What is being asked: Print the listing below in its entirety, character for character.

Dataset extract:
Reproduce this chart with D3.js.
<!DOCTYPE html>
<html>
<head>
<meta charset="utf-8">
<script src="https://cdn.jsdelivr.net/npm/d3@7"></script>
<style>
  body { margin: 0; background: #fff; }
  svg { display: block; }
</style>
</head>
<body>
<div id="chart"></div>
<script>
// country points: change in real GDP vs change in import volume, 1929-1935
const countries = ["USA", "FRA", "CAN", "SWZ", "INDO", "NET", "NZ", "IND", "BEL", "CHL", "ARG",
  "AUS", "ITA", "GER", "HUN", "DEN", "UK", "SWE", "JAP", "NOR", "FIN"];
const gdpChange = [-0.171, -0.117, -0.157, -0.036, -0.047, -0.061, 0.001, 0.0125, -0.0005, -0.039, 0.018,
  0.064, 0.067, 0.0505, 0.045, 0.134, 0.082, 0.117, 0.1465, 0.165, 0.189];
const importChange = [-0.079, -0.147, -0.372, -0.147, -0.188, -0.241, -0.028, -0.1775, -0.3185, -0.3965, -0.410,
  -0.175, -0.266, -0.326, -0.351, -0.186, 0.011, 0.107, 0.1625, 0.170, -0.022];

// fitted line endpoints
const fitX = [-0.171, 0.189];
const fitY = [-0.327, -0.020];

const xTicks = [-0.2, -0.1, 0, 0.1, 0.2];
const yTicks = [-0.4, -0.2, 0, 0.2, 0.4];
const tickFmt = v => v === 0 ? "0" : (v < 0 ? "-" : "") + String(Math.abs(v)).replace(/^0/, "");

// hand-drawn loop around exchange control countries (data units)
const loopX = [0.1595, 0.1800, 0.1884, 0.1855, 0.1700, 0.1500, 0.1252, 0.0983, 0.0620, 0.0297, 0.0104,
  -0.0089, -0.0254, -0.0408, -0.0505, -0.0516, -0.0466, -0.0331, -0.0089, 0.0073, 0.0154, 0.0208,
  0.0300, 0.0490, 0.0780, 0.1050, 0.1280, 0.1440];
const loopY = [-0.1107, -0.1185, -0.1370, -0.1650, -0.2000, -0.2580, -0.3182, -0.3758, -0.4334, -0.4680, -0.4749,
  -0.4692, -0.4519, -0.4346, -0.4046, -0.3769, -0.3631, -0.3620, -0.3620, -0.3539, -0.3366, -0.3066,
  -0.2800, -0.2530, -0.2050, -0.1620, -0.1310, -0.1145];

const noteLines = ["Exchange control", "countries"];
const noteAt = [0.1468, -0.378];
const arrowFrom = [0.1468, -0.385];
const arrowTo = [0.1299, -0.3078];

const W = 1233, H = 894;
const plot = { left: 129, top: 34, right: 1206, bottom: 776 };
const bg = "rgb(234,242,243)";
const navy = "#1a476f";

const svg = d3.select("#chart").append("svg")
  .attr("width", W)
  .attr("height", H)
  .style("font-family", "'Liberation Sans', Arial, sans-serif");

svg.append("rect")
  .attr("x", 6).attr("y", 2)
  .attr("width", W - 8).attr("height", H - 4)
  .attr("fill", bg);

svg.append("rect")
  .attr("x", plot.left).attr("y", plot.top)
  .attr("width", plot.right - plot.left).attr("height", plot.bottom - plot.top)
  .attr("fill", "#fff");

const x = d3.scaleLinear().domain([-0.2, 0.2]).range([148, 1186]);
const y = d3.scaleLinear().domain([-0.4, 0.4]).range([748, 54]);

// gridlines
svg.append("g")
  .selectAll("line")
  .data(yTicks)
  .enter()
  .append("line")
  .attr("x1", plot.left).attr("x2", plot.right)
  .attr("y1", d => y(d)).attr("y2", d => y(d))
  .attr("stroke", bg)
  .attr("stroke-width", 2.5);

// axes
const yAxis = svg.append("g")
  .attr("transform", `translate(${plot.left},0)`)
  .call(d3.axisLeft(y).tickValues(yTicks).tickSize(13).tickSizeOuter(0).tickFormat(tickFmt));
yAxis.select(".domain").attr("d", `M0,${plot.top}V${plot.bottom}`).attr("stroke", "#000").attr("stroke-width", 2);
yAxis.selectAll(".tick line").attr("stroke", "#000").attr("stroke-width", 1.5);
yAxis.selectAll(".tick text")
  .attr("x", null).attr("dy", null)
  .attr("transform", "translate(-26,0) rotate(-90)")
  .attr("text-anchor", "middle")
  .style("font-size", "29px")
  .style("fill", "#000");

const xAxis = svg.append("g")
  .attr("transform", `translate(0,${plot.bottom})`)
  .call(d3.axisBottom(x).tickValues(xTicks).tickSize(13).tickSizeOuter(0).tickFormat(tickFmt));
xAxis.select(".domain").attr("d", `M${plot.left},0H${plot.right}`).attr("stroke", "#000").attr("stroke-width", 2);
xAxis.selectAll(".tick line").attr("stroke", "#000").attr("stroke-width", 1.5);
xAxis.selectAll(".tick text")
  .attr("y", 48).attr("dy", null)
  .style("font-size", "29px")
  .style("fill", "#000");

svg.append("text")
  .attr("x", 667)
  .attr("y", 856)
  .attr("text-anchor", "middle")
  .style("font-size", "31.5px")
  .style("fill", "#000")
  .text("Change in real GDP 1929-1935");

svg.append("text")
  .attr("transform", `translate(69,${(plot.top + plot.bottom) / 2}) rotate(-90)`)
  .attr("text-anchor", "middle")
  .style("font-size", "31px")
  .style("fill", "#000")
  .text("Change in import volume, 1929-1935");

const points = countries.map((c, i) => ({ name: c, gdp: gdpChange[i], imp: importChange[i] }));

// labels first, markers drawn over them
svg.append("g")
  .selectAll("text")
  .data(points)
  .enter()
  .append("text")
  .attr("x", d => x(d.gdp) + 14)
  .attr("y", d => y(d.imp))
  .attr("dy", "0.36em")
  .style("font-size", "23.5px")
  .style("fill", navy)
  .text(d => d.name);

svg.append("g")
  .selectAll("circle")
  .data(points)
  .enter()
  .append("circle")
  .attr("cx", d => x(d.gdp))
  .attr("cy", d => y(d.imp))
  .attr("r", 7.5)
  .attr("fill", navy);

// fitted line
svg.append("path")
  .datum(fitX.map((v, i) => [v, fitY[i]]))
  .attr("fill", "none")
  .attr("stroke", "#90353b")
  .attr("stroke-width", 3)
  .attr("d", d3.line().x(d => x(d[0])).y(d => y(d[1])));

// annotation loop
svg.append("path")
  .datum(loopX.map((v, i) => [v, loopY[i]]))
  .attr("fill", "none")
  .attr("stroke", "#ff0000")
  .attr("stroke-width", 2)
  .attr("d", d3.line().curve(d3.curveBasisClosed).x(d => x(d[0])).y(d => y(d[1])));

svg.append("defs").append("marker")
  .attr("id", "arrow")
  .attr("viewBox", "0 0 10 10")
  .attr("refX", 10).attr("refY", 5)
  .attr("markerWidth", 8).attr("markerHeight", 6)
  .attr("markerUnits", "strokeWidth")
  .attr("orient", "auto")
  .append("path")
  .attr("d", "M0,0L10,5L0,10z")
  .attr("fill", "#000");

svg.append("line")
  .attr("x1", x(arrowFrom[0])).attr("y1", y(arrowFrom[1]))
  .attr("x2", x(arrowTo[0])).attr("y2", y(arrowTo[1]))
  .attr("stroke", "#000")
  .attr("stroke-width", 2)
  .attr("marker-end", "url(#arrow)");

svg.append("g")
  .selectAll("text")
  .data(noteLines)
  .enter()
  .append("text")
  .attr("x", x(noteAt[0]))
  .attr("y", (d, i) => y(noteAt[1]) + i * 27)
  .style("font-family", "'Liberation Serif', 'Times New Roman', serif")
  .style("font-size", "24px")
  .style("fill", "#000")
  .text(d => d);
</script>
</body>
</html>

Result of the task:
Reproduce this chart with D3.js.
<!DOCTYPE html>
<html>
<head>
<meta charset="utf-8">
<script src="https://cdn.jsdelivr.net/npm/d3@7"></script>
<style>
  body { margin: 0; background: #fff; }
  svg { display: block; }
</style>
</head>
<body>
<div id="chart"></div>
<script>
// country points: change in real GDP vs change in import volume, 1929-1935
const countries = ["USA", "FRA", "CAN", "SWZ", "INDO", "NET", "NZ", "IND", "BEL", "CHL", "ARG",
  "AUS", "ITA", "GER", "HUN", "DEN", "UK", "SWE", "JAP", "NOR", "FIN"];
const gdpChange = [-0.171, -0.117, -0.157, -0.036, -0.047, -0.061, 0.001, 0.0125, -0.0005, -0.039, 0.018,
  0.064, 0.067, 0.0505, 0.045, 0.134, 0.082, 0.117, 0.1465, 0.165, 0.189];
const importChange = [-0.079, -0.147, -0.372, -0.147, -0.188, -0.241, -0.028, -0.1775, -0.3185, -0.3965, -0.410,
  -0.175, -0.266, -0.326, -0.351, -0.186, 0.011, 0.107, 0.1625, 0.170, -0.022];

// fitted line endpoints
const fitX = [-0.171, 0.189];
const fitY = [-0.327, -0.020];

const xTicks = [-0.2, -0.1, 0, 0.1, 0.2];
const yTicks = [-0.4, -0.2, 0, 0.2, 0.4];
const tickFmt = v => v === 0 ? "0" : (v < 0 ? "-" : "") + String(Math.abs(v)).replace(/^0/, "");

// hand-drawn loop around exchange control countries (data units)
const loopX = [0.1595, 0.1800, 0.1884, 0.1855, 0.1700, 0.1500, 0.1252, 0.0983, 0.0620, 0.0297, 0.0104,
  -0.0089, -0.0254, -0.0408, -0.0505, -0.0516, -0.0466, -0.0331, -0.0089, 0.0073, 0.0154, 0.0208,
  0.0300, 0.0490, 0.0780, 0.1050, 0.1280, 0.1440];
const loopY = [-0.1107, -0.1185, -0.1370, -0.1650, -0.2000, -0.2580, -0.3182, -0.3758, -0.4334, -0.4680, -0.4749,
  -0.4692, -0.4519, -0.4346, -0.4046, -0.3769, -0.3631, -0.3620, -0.3620, -0.3539, -0.3366, -0.3066,
  -0.2800, -0.2530, -0.2050, -0.1620, -0.1310, -0.1145];

const noteLines = ["Exchange control", "countries"];
const noteAt = [0.1468, -0.378];
const arrowFrom = [0.1468, -0.385];
const arrowTo = [0.1299, -0.3078];

const W = 1233, H = 894;
const plot = { left: 129, top: 34, right: 1206, bottom: 776 };
const bg = "rgb(234,242,243)";
const navy = "#1a476f";

const svg = d3.select("#chart").append("svg")
  .attr("width", W)
  .attr("height", H)
  .style("font-family", "'Liberation Sans', Arial, sans-serif");

svg.append("rect")
  .attr("x", 6).attr("y", 2)
  .attr("width", W - 8).attr("height", H - 4)
  .attr("fill", bg);

svg.append("rect")
  .attr("x", plot.left).attr("y", plot.top)
  .attr("width", plot.right - plot.left).attr("height", plot.bottom - plot.top)
  .attr("fill", "#fff");

const x = d3.scaleLinear().domain([-0.2, 0.2]).range([148, 1186]);
const y = d3.scaleLinear().domain([-0.4, 0.4]).range([748, 54]);

// gridlines
svg.append("g")
  .selectAll("line")
  .data(yTicks)
  .enter()
  .append("line")
  .attr("x1", plot.left).attr("x2", plot.right)
  .attr("y1", d => y(d)).attr("y2", d => y(d))
  .attr("stroke", bg)
  .attr("stroke-width", 2.5);

// axes
const yAxis = svg.append("g")
  .attr("transform", `translate(${plot.left},0)`)
  .call(d3.axisLeft(y).tickValues(yTicks).tickSize(13).tickSizeOuter(0).tickFormat(tickFmt));
yAxis.select(".domain").attr("d", `M0,${plot.top}V${plot.bottom}`).attr("stroke", "#000").attr("stroke-width", 2);
yAxis.selectAll(".tick line").attr("stroke", "#000").attr("stroke-width", 1.5);
yAxis.selectAll(".tick text")
  .attr("x", null).attr("dy", null)
  .attr("transform", "translate(-26,0) rotate(-90)")
  .attr("text-anchor", "middle")
  .style("font-size", "29px")
  .style("fill", "#000");

const xAxis = svg.append("g")
  .attr("transform", `translate(0,${plot.bottom})`)
  .call(d3.axisBottom(x).tickValues(xTicks).tickSize(13).tickSizeOuter(0).tickFormat(tickFmt));
xAxis.select(".domain").attr("d", `M${plot.left},0H${plot.right}`).attr("stroke", "#000").attr("stroke-width", 2);
xAxis.selectAll(".tick line").attr("stroke", "#000").attr("stroke-width", 1.5);
xAxis.selectAll(".tick text")
  .attr("y", 48).attr("dy", null)
  .style("font-size", "29px")
  .style("fill", "#000");

svg.append("text")
  .attr("x", 667)
  .attr("y", 856)
  .attr("text-anchor", "middle")
  .style("font-size", "31.5px")
  .style("fill", "#000")
  .text("Change in real GDP 1929-1935");

svg.append("text")
  .attr("transform", `translate(69,${(plot.top + plot.bottom) / 2}) rotate(-90)`)
  .attr("text-anchor", "middle")
  .style("font-size", "31px")
  .style("fill", "#000")
  .text("Change in import volume, 1929-1935");

const points = countries.map((c, i) => ({ name: c, gdp: gdpChange[i], imp: importChange[i] }));

// labels first, markers drawn over them
svg.append("g")
  .selectAll("text")
  .data(points)
  .enter()
  .append("text")
  .attr("x", d => x(d.gdp) + 14)
  .attr("y", d => y(d.imp))
  .attr("dy", "0.36em")
  .style("font-size", "23.5px")
  .style("fill", navy)
  .text(d => d.name);

svg.append("g")
  .selectAll("circle")
  .data(points)
  .enter()
  .append("circle")
  .attr("cx", d => x(d.gdp))
  .attr("cy", d => y(d.imp))
  .attr("r", 7.5)
  .attr("fill", navy);

// fitted line
svg.append("path")
  .datum(fitX.map((v, i) => [v, fitY[i]]))
  .attr("fill", "none")
  .attr("stroke", "#90353b")
  .attr("stroke-width", 3)
  .attr("d", d3.line().x(d => x(d[0])).y(d => y(d[1])));

// annotation loop
svg.append("path")
  .datum(loopX.map((v, i) => [v, loopY[i]]))
  .attr("fill", "none")
  .attr("stroke", "#ff0000")
  .attr("stroke-width", 2)
  .attr("d", d3.line().curve(d3.curveBasisClosed).x(d => x(d[0])).y(d => y(d[1])));

svg.append("defs").append("marker")
  .attr("id", "arrow")
  .attr("viewBox", "0 0 10 10")
  .attr("refX", 10).attr("refY", 5)
  .attr("markerWidth", 8).attr("markerHeight", 6)
  .attr("markerUnits", "strokeWidth")
  .attr("orient", "auto")
  .append("path")
  .attr("d", "M0,0L10,5L0,10z")
  .attr("fill", "#000");

svg.append("line")
  .attr("x1", x(arrowFrom[0])).attr("y1", y(arrowFrom[1]))
  .attr("x2", x(arrowTo[0])).attr("y2", y(arrowTo[1]))
  .attr("stroke", "#000")
  .attr("stroke-width", 2)
  .attr("marker-end", "url(#arrow)");

svg.append("g")
  .selectAll("text")
  .data(noteLines)
  .enter()
  .append("text")
  .attr("x", x(noteAt[0]))
  .attr("y", (d, i) => y(noteAt[1]) + i * 27)
  .style("font-family", "'Liberation Serif', 'Times New Roman', serif")
  .style("font-size", "24px")
  .style("fill", "#000")
  .text(d => d);
</script>
</body>
</html>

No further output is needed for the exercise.